Так гласил заголовок баннера над фотографией худой, сморщившейся девочки, лежащей в больничной койке с тысячами иголок и катетеров, торчащих из запястий. Ее бледное лицо освещала блеклая, вымученная улыбка, которая не касалась взгляда грустных карих глаз.
Я искал Терезу взглядом.
— Не знал, что сестра Терезы умерла, — Дэнни печальным взглядом оглядывал девочку на фотографии. — У нее был рак?
— У нее была сестра? — удивилась Ли. — Кайл, ты не рассказывал...Кайл?!
Ее голос притупленным эхом доносился издалека. Лица людей расплывались, а фотография передо мной росла. Она топила мир в бездонных карих глазах, из которых потоком текла горечь. Она намочила подошву моих кед. Боль сковала горло, мешала дышать.
До меня только потом дошло, что я сорвался на бег.
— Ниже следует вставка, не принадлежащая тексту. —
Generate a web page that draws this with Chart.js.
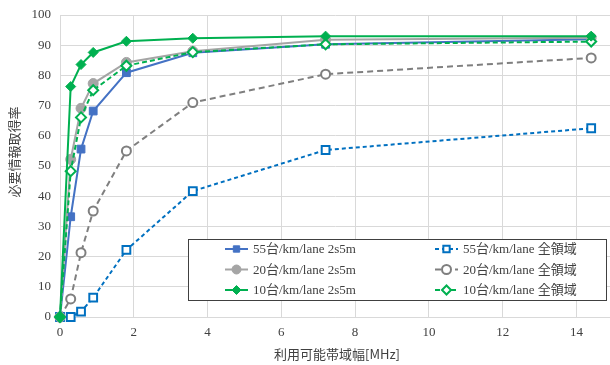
<!DOCTYPE html>
<html>
<head>
<meta charset="utf-8">
<script src="https://cdn.jsdelivr.net/npm/chart.js@4.4.1/dist/chart.umd.min.js"></script>
<style>
  html, body { margin: 0; padding: 0; background: #fff; }
  canvas { display: block; }
</style>
</head>
<body>
<canvas id="chart" width="610" height="365"></canvas>
<script>
/* ─── Data ─── */
const bandwidth = [0, 0.29, 0.57, 0.9, 1.8, 3.6, 7.2, 14.4];

const rate55Partial = [0, 33.2, 55.6, 68.2, 80.9, 87.5, 90.3, 92.0];
const rate20Partial = [0, 52.2, 69.1, 77.3, 84.3, 88.0, 91.8, 92.5];
const rate10Partial = [0, 76.3, 83.6, 87.6, 91.3, 92.3, 93.0, 93.0];
const rate55Full    = [0, 0.0, 1.8, 6.4, 22.2, 41.7, 55.3, 62.5];
const rate20Full    = [0, 6.0, 21.3, 35.1, 55.0, 71.0, 80.4, 85.8];
const rate10Full    = [0, 48.3, 66.1, 75.1, 83.2, 87.7, 90.3, 91.2];

const seriesLabels = [
  '55台/km/lane 2s5m', '55台/km/lane 全領域',
  '20台/km/lane 2s5m', '20台/km/lane 全領域',
  '10台/km/lane 2s5m', '10台/km/lane 全領域',
];

const xTicks = [0, 2, 4, 6, 8, 10, 12, 14];
const yTicks = [0, 10, 20, 30, 40, 50, 60, 70, 80, 90, 100];

const xTitle = '利用可能帯域幅[MHz]';
const yTitle = '必要情報取得率';

/* ─── Styles ─── */
const FONT = "'Liberation Serif', 'Noto Sans CJK JP', serif";
const TITLE_FONT = "'Noto Sans CJK JP', 'Liberation Serif', sans-serif";
const GRID = '#D9D9D9';

function toPoints(values) {
  return values.map((y, i) => ({ x: bandwidth[i], y }));
}

const STYLES = [
  { data: rate55Partial, color: '#4472C4', style: 'rect',    radius: 5.5, fill: true,  dash: [],     order: 3 },
  { data: rate55Full,    color: '#0070C0', style: 'rect',    radius: 5.5, fill: false, dash: [4, 3], order: 4 },
  { data: rate20Partial, color: '#A5A5A5', style: 'circle',  radius: 5,   fill: true,  dash: [],     order: 2 },
  { data: rate20Full,    color: '#7F7F7F', style: 'circle',  radius: 4.5, fill: false, dash: [6, 4], order: 5 },
  { data: rate10Partial, color: '#00B050', style: 'rectRot', radius: 5,   fill: true,  dash: [],     order: 0 },
  { data: rate10Full,    color: '#00B050', style: 'rectRot', radius: 5,   fill: false, dash: [5, 3], order: 1 },
];

const datasets = STYLES.map((s, i) => ({
  label: seriesLabels[i],
  data: toPoints(s.data),
  borderColor: s.color,
  backgroundColor: s.fill ? s.color : '#ffffff',
  borderWidth: 2,
  borderDash: s.dash,
  pointStyle: s.style,
  pointRadius: s.radius,
  pointBorderWidth: s.fill ? 1 : 2,
  pointBackgroundColor: s.fill ? s.color : '#ffffff',
  pointBorderColor: s.color,
  showLine: true,
  tension: 0,
  clip: false,
  order: s.order,
}));

/* ─── Boxed two-column legend inside the plot ─── */
const boxLegend = {
  id: 'boxLegend',
  afterDatasetsDraw(chart) {
    const ctx = chart.ctx;
    const box = { x: 188.5, y: 239.5, w: 418, h: 61 };
    const cols = [{ lx: 225, tx: 253 }, { lx: 435, tx: 463 }];
    const rows = [249, 269.5, 290];

    ctx.save();
    ctx.fillStyle = '#ffffff';
    ctx.fillRect(box.x, box.y, box.w, box.h);
    ctx.strokeStyle = '#404040';
    ctx.lineWidth = 1;
    ctx.strokeRect(box.x, box.y, box.w, box.h);

    ctx.font = '13px ' + FONT;
    ctx.textBaseline = 'middle';
    ctx.textAlign = 'left';

    chart.data.datasets.forEach((ds, i) => {
      const col = cols[i % 2];
      const y = rows[Math.floor(i / 2)];
      ctx.strokeStyle = ds.borderColor;
      ctx.lineWidth = 2;
      ctx.setLineDash(ds.borderDash || []);
      ctx.beginPath();
      ctx.moveTo(col.lx, y);
      ctx.lineTo(col.lx + 23, y);
      ctx.stroke();
      ctx.setLineDash([]);

      ctx.fillStyle = ds.pointBackgroundColor;
      ctx.strokeStyle = ds.pointBorderColor;
      ctx.lineWidth = ds.pointBorderWidth;
      Chart.helpers.drawPoint(ctx, {
        pointStyle: ds.pointStyle,
        radius: Math.min(ds.pointRadius, 4.5),
        rotation: 0,
        borderWidth: ds.pointBorderWidth,
      }, col.lx + 11.5, y);

      ctx.fillStyle = '#404040';
      ctx.fillText(ds.label, col.tx, y + 1);
    });
    ctx.restore();
  },
};

/* ─── Axis titles ─── */
const axisTitles = {
  id: 'axisTitles',
  afterDraw(chart) {
    const ctx = chart.ctx;
    ctx.save();
    ctx.fillStyle = '#404040';
    ctx.font = '13px ' + TITLE_FONT;
    ctx.textAlign = 'center';
    ctx.textBaseline = 'middle';
    ctx.fillText(xTitle, 337, 354);
    ctx.translate(14, 152);
    ctx.rotate(-Math.PI / 2);
    ctx.fillText(yTitle, 0, 0);
    ctx.restore();
  },
};

// keep the plot edges fixed regardless of tick label overhang
function fixPadding(scale) {
  scale.paddingLeft = 0;
  scale.paddingRight = 0;
  scale.paddingTop = 0;
  scale.paddingBottom = 0;
}

new Chart(document.getElementById('chart'), {
  type: 'scatter',
  data: { datasets },
  plugins: [boxLegend, axisTitles],
  options: {
    responsive: false,
    animation: false,
    layout: { autoPadding: false, padding: { top: 15, right: 0, left: 0, bottom: 0 } },
    plugins: {
      legend: { display: false },
      tooltip: { enabled: false },
    },
    scales: {
      x: {
        type: 'linear',
        min: 0,
        max: 14.91,
        afterBuildTicks: (scale) => { scale.ticks = xTicks.map(v => ({ value: v })); },
        afterFit: (scale) => { scale.height = 48; fixPadding(scale); },
        grid: { color: GRID, drawTicks: false },
        border: { color: GRID },
        ticks: { color: '#404040', font: { family: FONT, size: 13 }, padding: 8 },
      },
      y: {
        type: 'linear',
        min: 0,
        max: 100,
        afterBuildTicks: (scale) => { scale.ticks = yTicks.map(v => ({ value: v })); },
        afterFit: (scale) => { scale.width = 60; fixPadding(scale); },
        grid: { color: GRID, drawTicks: false },
        border: { color: GRID },
        ticks: { color: '#404040', font: { family: FONT, size: 13 }, padding: 9 },
      },
    },
  },
});
</script>
</body>
</html>
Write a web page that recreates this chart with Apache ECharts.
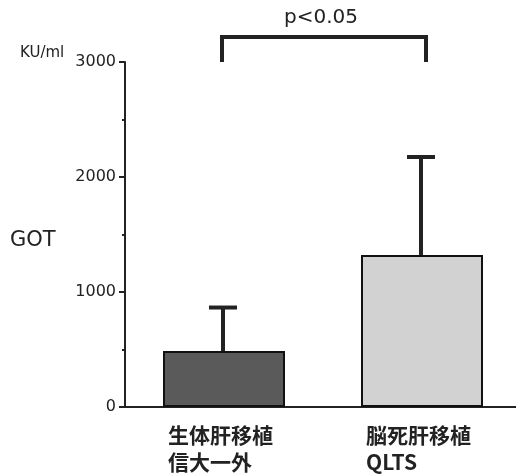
<!DOCTYPE html>
<html>
<head>
<meta charset="utf-8">
<script src="https://cdn.jsdelivr.net/npm/echarts@6/dist/echarts.min.js"></script>
<style>html,body{margin:0;padding:0;background:#fff;}#c{width:516px;height:474px;}</style>
</head>
<body>
<div id="c"></div>
<script>
// ---- data ----
const categories = ['生体肝移植\n信大一外', '脳死肝移植\nQLTS'];
const meanValues = [487, 1322];
const upperValues = [865, 2174];
const yTicks = [0, 1000, 2000, 3000];
const yUnit = 'KU/ml';
const yName = 'GOT';
const sigLabel = 'p<0.05';
const sigPair = [0, 1];
const sigBaseValue = 3000;
const sigTopValue = 3217;

const barColors = ['#5a5a5a', '#d2d2d2'];
const latin = '"DejaVu Sans", Verdana, sans-serif';
const cjk = '"Noto Sans CJK JP"';

const chart = echarts.init(document.getElementById('c'), null, {renderer: 'canvas'});

const errData = categories.map((c, i) => [i, meanValues[i], upperValues[i]]);

chart.setOption({
  animation: false,
  backgroundColor: '#ffffff',
  title: [
    { text: yUnit, left: 15, top: 41, textStyle: { fontFamily: latin, fontSize: 15, fontWeight: 'normal', color: '#222' } },
    { text: yName, left: 5, top: 225, textStyle: { fontFamily: latin, fontSize: 21, fontWeight: 'normal', color: '#222' } }
  ],
  grid: { left: 125, top: 62, width: 396, height: 345, outerBoundsMode: 'none', containLabel: false },
  xAxis: {
    type: 'category',
    data: categories,
    axisLine: { show: true, lineStyle: { color: '#222', width: 2 } },
    axisTick: { show: false },
    axisLabel: {
      margin: 15,
      width: 112,
      align: 'center',
      lineHeight: 27,
      formatter: function (v) {
        return v.split('\n').map(s => '{a|' + s + '}').join('\n');
      },
      rich: {
        a: { align: 'left', fontFamily: cjk, fontSize: 21, fontWeight: 'bold', color: '#222', lineHeight: 27 }
      }
    }
  },
  yAxis: {
    type: 'value',
    min: yTicks[0],
    max: yTicks[yTicks.length - 1],
    interval: yTicks[1] - yTicks[0],
    splitLine: { show: false },
    axisLine: { show: true, lineStyle: { color: '#222', width: 2 } },
    axisTick: { show: true, length: 6, lineStyle: { color: '#222', width: 2 } },
    minorTick: { show: true, splitNumber: 2, length: 3, lineStyle: { color: '#222', width: 2 } },
    axisLabel: { margin: 9, fontFamily: latin, fontSize: 16, color: '#222', formatter: function (v) { return String(v); } }
  },
  series: [
    {
      type: 'bar',
      data: meanValues.map((v, i) => ({ value: v, itemStyle: { color: barColors[i] } })),
      barWidth: 122,
      itemStyle: { borderColor: '#111', borderWidth: 2 }
    },
    {
      type: 'custom',
      clip: false,
      z: 1,
      data: errData,
      renderItem: function (params, api) {
        const x = api.value(0);
        const base = api.coord([x, api.value(1)]);
        const top = api.coord([x, api.value(2)]);
        const half = 14;
        const st = { stroke: '#222', lineWidth: 4 };
        return {
          type: 'group',
          children: [
            { type: 'line', shape: { x1: base[0] - 1, y1: base[1], x2: top[0] - 1, y2: top[1] }, style: st },
            { type: 'line', shape: { x1: top[0] - 1 - half, y1: top[1], x2: top[0] - 1 + half, y2: top[1] }, style: st }
          ]
        };
      }
    },
    {
      type: 'custom',
      clip: false,
      data: [[sigPair[0], sigPair[1], sigBaseValue, sigTopValue]],
      renderItem: function (params, api) {
        const a = api.coord([api.value(0), api.value(2)]);
        const b = api.coord([api.value(1), api.value(2)]);
        const t = api.coord([api.value(0), api.value(3)]);
        const st = { stroke: '#222', lineWidth: 4, fill: null };
        return {
          type: 'group',
          children: [
            { type: 'polyline', shape: { points: [[a[0] - 2, a[1]], [a[0] - 2, t[1]], [b[0] + 4, t[1]], [b[0] + 4, b[1]]] }, style: st },
            { type: 'text', style: { text: sigLabel, x: (a[0] + b[0]) / 2 - 2, y: t[1] - 19, align: 'center', verticalAlign: 'middle', fontFamily: latin, fontSize: 20, fill: '#222' } }
          ]
        };
      }
    }
  ]
});
</script>
</body>
</html>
Выход на задний двор школы пока еще был открыт, я выбрался на свежий воздух, сразу же закрыв за собой дверь. Через секунду я стоял на детской площадке, где малышня не водилась уже лет пять. Все карусели здесь давно заржавели, краска на крыше домика у песочницы облупилась, турники и скамейки были изрисованы граффити. Повсюду валялись сигаретные окурки и пивные бутылки.
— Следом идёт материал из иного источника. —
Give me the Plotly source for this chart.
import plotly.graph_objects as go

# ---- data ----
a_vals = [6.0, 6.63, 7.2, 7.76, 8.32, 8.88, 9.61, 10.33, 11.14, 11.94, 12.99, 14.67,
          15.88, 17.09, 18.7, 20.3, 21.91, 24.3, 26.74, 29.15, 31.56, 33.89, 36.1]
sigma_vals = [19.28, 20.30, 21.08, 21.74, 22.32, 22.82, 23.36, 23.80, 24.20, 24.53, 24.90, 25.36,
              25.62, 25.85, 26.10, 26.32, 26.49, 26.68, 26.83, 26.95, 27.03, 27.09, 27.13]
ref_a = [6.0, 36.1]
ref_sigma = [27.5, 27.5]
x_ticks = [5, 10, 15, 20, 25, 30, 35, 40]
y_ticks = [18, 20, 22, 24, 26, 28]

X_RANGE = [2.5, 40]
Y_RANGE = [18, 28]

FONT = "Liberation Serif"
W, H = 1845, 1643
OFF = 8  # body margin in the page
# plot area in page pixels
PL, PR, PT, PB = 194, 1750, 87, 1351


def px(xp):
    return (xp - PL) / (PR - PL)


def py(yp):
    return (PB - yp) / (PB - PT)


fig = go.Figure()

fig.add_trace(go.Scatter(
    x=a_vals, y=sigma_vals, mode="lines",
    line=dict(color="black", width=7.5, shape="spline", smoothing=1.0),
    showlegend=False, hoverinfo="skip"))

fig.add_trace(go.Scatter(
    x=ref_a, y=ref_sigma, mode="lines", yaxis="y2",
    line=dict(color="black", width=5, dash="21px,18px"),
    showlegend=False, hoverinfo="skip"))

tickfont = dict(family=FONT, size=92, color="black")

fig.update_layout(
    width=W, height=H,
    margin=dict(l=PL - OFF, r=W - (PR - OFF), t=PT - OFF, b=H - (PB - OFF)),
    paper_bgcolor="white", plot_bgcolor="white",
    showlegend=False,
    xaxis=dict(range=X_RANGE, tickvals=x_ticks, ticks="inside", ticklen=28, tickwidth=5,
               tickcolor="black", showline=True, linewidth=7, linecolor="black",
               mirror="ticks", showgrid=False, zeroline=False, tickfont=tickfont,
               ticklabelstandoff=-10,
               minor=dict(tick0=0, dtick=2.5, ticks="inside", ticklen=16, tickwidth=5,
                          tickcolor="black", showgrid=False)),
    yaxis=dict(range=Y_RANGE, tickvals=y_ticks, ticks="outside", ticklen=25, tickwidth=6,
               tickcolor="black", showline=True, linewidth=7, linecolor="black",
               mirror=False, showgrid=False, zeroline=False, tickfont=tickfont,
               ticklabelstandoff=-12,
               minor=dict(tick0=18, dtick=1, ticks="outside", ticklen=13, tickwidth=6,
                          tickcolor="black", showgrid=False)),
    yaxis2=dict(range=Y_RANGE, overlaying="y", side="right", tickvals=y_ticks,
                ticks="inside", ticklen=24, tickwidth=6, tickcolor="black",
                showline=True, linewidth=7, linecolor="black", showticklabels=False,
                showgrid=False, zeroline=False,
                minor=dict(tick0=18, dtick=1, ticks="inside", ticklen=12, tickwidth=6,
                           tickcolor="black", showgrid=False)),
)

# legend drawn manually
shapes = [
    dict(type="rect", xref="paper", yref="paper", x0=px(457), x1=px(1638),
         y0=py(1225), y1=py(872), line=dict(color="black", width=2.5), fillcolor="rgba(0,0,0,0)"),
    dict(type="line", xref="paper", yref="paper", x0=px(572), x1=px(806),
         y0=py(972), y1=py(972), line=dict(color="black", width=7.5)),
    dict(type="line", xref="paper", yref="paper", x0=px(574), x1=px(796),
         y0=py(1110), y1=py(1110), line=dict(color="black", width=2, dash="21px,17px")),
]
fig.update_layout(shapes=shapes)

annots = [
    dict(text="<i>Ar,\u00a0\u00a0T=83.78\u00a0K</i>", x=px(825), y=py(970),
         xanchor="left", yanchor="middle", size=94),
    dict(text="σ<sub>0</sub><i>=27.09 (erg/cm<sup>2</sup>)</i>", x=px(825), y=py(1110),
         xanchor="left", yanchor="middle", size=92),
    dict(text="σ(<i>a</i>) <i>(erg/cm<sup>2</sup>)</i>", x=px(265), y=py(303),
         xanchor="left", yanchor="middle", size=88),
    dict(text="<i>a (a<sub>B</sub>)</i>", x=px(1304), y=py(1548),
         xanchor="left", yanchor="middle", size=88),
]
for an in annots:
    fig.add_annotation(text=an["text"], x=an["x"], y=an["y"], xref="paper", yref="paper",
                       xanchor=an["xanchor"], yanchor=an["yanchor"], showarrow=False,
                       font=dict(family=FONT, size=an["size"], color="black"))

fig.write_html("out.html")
На одной из скрипучих, прогнивших качель я заметил знакомую фигуру в расклешенной юбке и джинсовой ветровке на плечах. Тереза трясущимися руками пыталась зажечь сигарету.
— Тебе идет. — девушка вздрогнула от моего голоса, едва не выронив зажигалку из рук.
— Что?
— Новая прическа. — пояснил я.
— Спасибо. — хмуро выдала она.
— Не знал, что ты куришь.
— Попробуй тут не закурить, когда тебе каждую секунду тычут снимком мертвой сестры в лицо. — я помог ей зажечь сигарету и прикурил свою следом. — Чертовы формалисты.
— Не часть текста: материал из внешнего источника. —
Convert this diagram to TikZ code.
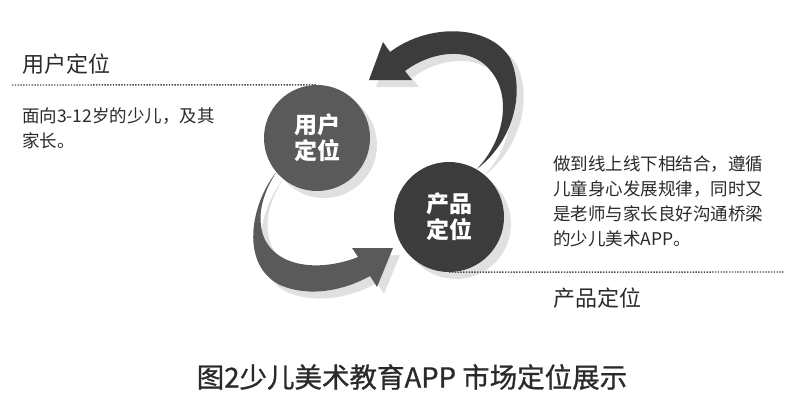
\documentclass[tikz,border=0pt]{standalone}
\usepackage{fontspec}
\setmainfont{Noto Sans CJK SC}
\usetikzlibrary{backgrounds}

\definecolor{userGray}{HTML}{5A5A5A}
\definecolor{prodGray}{HTML}{3C3C3C}
\definecolor{shadowGray}{HTML}{E0E0E0}
\definecolor{textGray}{HTML}{2A2A2A}

\tikzset{
  disc/.style = {circle, minimum size=#1, inner sep=0pt, text=white, align=center,
    font=\bfseries\fontsize{23}{26}\selectfont},
  body/.style = {anchor=north west, inner sep=0pt, align=left, text=textGray,
    font=\fontsize{17.5}{25}\selectfont},
  heading/.style = {anchor=west, inner sep=0pt, text=textGray,
    font=\fontsize{22}{26}\selectfont},
  dotline/.style = {line width=1.4pt, dash pattern=on 1.4pt off 1.4pt, black!70}
}

% the two curved arrows
\newcommand\arrowUp{(369,80) -- (383,42) -- (390,52)
  .. controls (430,22) and (490,25) .. (510,58)
  .. controls (525,90) and (515,140) .. (product.60)
  .. controls (505,140) and (512,95) .. (490,70)
  .. controls (470,45) and (430,52) .. (405,71)
  -- (412,80) -- cycle}
\newcommand\arrowDown{(393,248) -- (352,248) -- (358,257)
  .. controls (320,272) and (275,268) .. (263,235)
  .. controls (256,212) and (265,190) .. (user.220)
  .. controls (250,205) and (240,265) .. (280,285)
  .. controls (310,298) and (345,290) .. (370,276)
  -- (377,287) -- cycle}

\begin{document}
\begin{tikzpicture}[x=1pt, y=-1pt]
\useasboundingbox (0,0) rectangle (800,410);

\node[disc=106pt, fill=userGray] (user) at (317,138) {用户\\定位};
\node[disc=110pt, fill=prodGray] (product) at (449,217) {产品\\定位};

\begin{pgfonlayer}{background}
  \begin{scope}[transform canvas={shift={(7,7)}}]
    \fill[shadowGray] \arrowUp;
    \fill[shadowGray] \arrowDown;
    \fill[shadowGray] (user.center) circle (53);
    \fill[shadowGray] (product.center) circle (55);
  \end{scope}
  \fill[prodGray] \arrowUp;
  \fill[userGray] \arrowDown;
\end{pgfonlayer}

% dotted rules
\coordinate (leftEnd) at (12,85);
\coordinate (rightEnd) at (785,272);
\draw[dotline] (leftEnd) -- (user.north);
\draw[dotline] (product.south) -- (rightEnd);

\node[heading] (userHead) at (22,64) {用户定位};
\node[body] (userText) at (22,108) {面向3-12岁的少儿，及其\\家长。};
\node[body] (prodText) at (553,156) {做到线上线下相结合，遵循\\儿童身心发展规律，同时又\\是老师与家长良好沟通桥梁\\的少儿美术APP。};
\node[heading] (prodHead) at (553,298) {产品定位};

\node[text=textGray, font=\fontsize{27.5}{30}\selectfont\addfontfeature{FakeBold=0.8}] (caption) at (412,377) {图2少儿美术教育APP 市场定位展示};
\end{tikzpicture}
\end{document}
— Так это была не твоя идея?
— Конечно, нет. Горячо любимые родители вместе с моим психотерапевтом решили, что это «поможет мне смириться с болью утраты». — она грустно усмехнулась. — Тот снимок, он один из ее последних, она была давно мертва к тому времени. Теперь кажется, что она просто девочка с лейкемией. Словно до болезни вовсе не существовала.
— Как ты? — спросил я.
— Не знаю. — Тереза потерла большим и указательным пальцами уставшие глаза. — Я здесь и не здесь. Как во сне, знаешь, когда кажется, что бежишь, но, на самом деле, не можешь сдвинуться с места.
Она повернулась ко мне и начала пристально разглядывать.
— Что ты видишь, Кайл? — спросила она.
— Тебя, — ответил я, изучая ее.
— Нет, — она покачала головой и потянулась к моим очкам, стянула их с переносицы и снова уставилась на меня. — Что ты видишь?
Сначала я не видел вообще ничего, просто размытое, слишком светлое пятно. А потом мир перевернулся.
Розы. Из Терезы росли розы. Они были повсюду, обвивали ее с головы до ног, царапая шипами нежную кожу, отчего в некоторых местах проступала кровь и синяки. Тисками ветви сжимали ее горло так сильно, что каждый вздох, должно быть, причинял боль. Розы были насыщенного алого цвета, все, кроме той, что росла из ее груди. Угольно-черный бутон прорастал из самого сердца, уродливый и прекрасный одновременно, он сжимался и разжимался вместе с ее размеренным дыханием, выпуская из себя мутный, грязный дым, похожий на дым сигареты, тлеющей у нее между пальцев.
— Я вижу горе, — сказал я, проглатывая ком, застрявший в горле.
Тереза рассмеялась, покрутив очки на пальцах. Стебли роз задрожали, трепеща маленькими, скукожившимися листьями.
— В этом и есть наша проблема, Кайл. — застыв напротив меня, она аккуратно одела на меня очки. — Ты никогда не видел во мне ничего кроме горя. — тихое заявление повисло между нами обрывком прошлого. Руки Терезы оказались на моих плечах, ее мягкие губы осторожно коснулись лба.
За призмой темных линз розы начали увядать, врастать обратно в кожу Терезы, пуская свои корни в жилки вен. Ранки на тонких руках затягивались, всасывая капельки алой крови. И только разбитое сердце девушки оставалось все таким же разбитым и растоптанным, полным мертвыми корнями цветов.
Она уже развернулась, чтобы уйти, но через пару шагов нерешительно застыла на месте.
— Придешь на мою вечеринку сегодня? — спросила она бодрым голосом.
— Сегодня?
— Да, не удивляйся. Это ей-плевать-на-смерть-сестры вечеринка, а еще она-бездушная-стерва вечеринка и вечеринка лучше-бы-умерла-ты-а-не-твоя-сестра. Так что приходи, будет весело.
— Ты уверена, что справишься?
— С чем? С весельем? Глупый вопрос. — она закатила глаза.
— Ты знаешь, о чем я, — спрыгнув с качель, я подошел ближе.